Jordan’s response to questions about the disappeared Turkish-Emirati dual national Khalaf al-Romaithi have only raised further queries, say the MP who posed the questions, Romaithi’s lawyer and rights groups.
Romaithi, 58, was detained in Amman on 7 May after an iris scan at Queen Alia Airport revealed an Emirati warrant for his arrest. He was initially released on bail, but then later arrested by plainclothed police officers, and was due to have his case heard in court on 16 May.
After an initial court hearing on 9 May, Romaithi has not been seen by his lawyers and family.
A week later, Emirati state media reported that he had been “received” in the UAE. A Turkish official told interested parties that Romaithi was taken by a private plane to the UAE on 12 May.
But neither his exact whereabouts, nor how he ended up in the UAE have been clarified publicly by the UAE, Jordan or Turkey, who have remained silent on the topic – until the release this week of answers to parliamentary questions raised by Jordanian MP Adnan Mashuqa in May.
Among a list of queries, Mashuqa had asked the prime minister’s office how it was possible that Romaithi had been extradited to the UAE without a court decision in Jordan.
The justice ministry responded with a five-page letter released on Tuesday, with one line about Romaithi: “No extradition request was received from the Ministry of Justice concerning the citizen Khalaf al-Romaithi to date.”
Both Mashuqa and Romaithi’s lawyer, Asim al-Omari, told Middle East Eye that the response was insufficient and asked why, when questions were posed to the prime minister’s office, only the justice ministry had responded.
“The response of the Ministry of Justice was evasive,” Omari told MEE. “The Ministry of Foreign Affairs and the Ministry of Interior must respond because they have roles according to the law in the agreement signed between Jordan and the UAE in 1999.”
The 1999 agreement, which stipulates how the two countries cooperate legally, says that nationals arrested in the other country who are wanted for political issues should not be handed over, but also says that terrorism is not considered political.
These points are particularly relevant for the case of Romaithi who was convicted in 2013 in a mass trial dubbed the UAE94.
Rights groups have widely criticised the trial as grossly unfair and political in nature, while UAE authorities maintain that Romaithi and others convicted in the case are terrorists.

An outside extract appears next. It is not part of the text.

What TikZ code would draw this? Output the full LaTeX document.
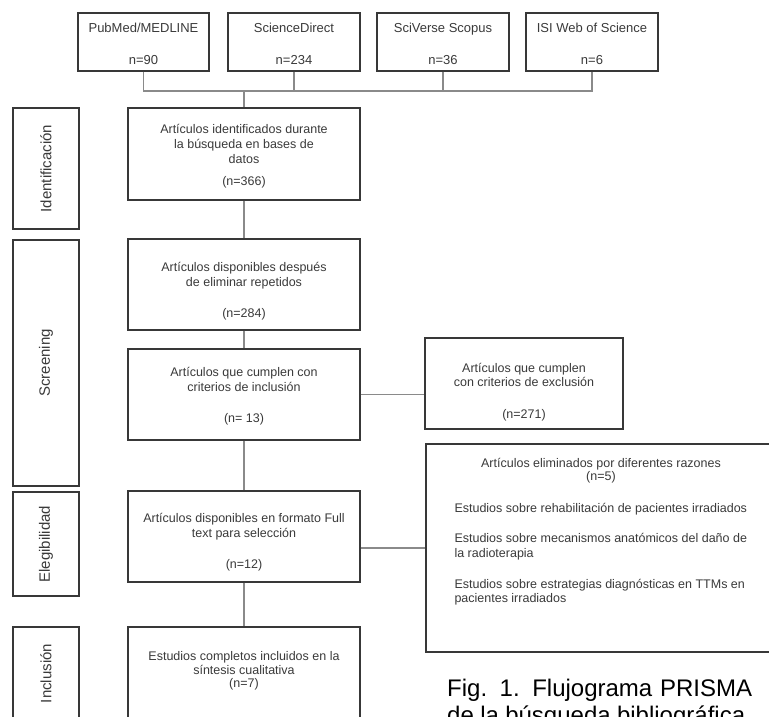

Last week, UN experts warned that the Arab Interior Ministers Council, an Arab League security body that circulated the UAE’s warrant for Romaithi, is failing to shield people who are wanted for political activities from extradition.
The experts pointed, in particular, to concerns over the conflation of political activities and terrorism in the laws of some member states.
Hamad al-Shamsi, a friend of Romaithi’s who runs the Emirates Detainees Advocacy Centre, said he also found the ministry’s response problematic and that it suggested to him that the government knows it violated international and even Jordanian laws.
“However, it is crucial for the Jordanian government to understand that these responses do not absolve them of their responsibility regarding Al-Romaithi as it was the government that detained him,” he told MEE.
“We are discussing a state where the rule of law should prevail. How can someone simply disappear and everyone involved evades responsibility? The judiciary claims no knowledge, and the government echoes the same words.”
He added that the judiciary’s lack of awareness suggests that his friend’s case was handled entirely by the security services of both countries, and raised questions about Emirati influence on Jordan and its ability to transform sovereign ministries into “tools for carrying out kidnapping”.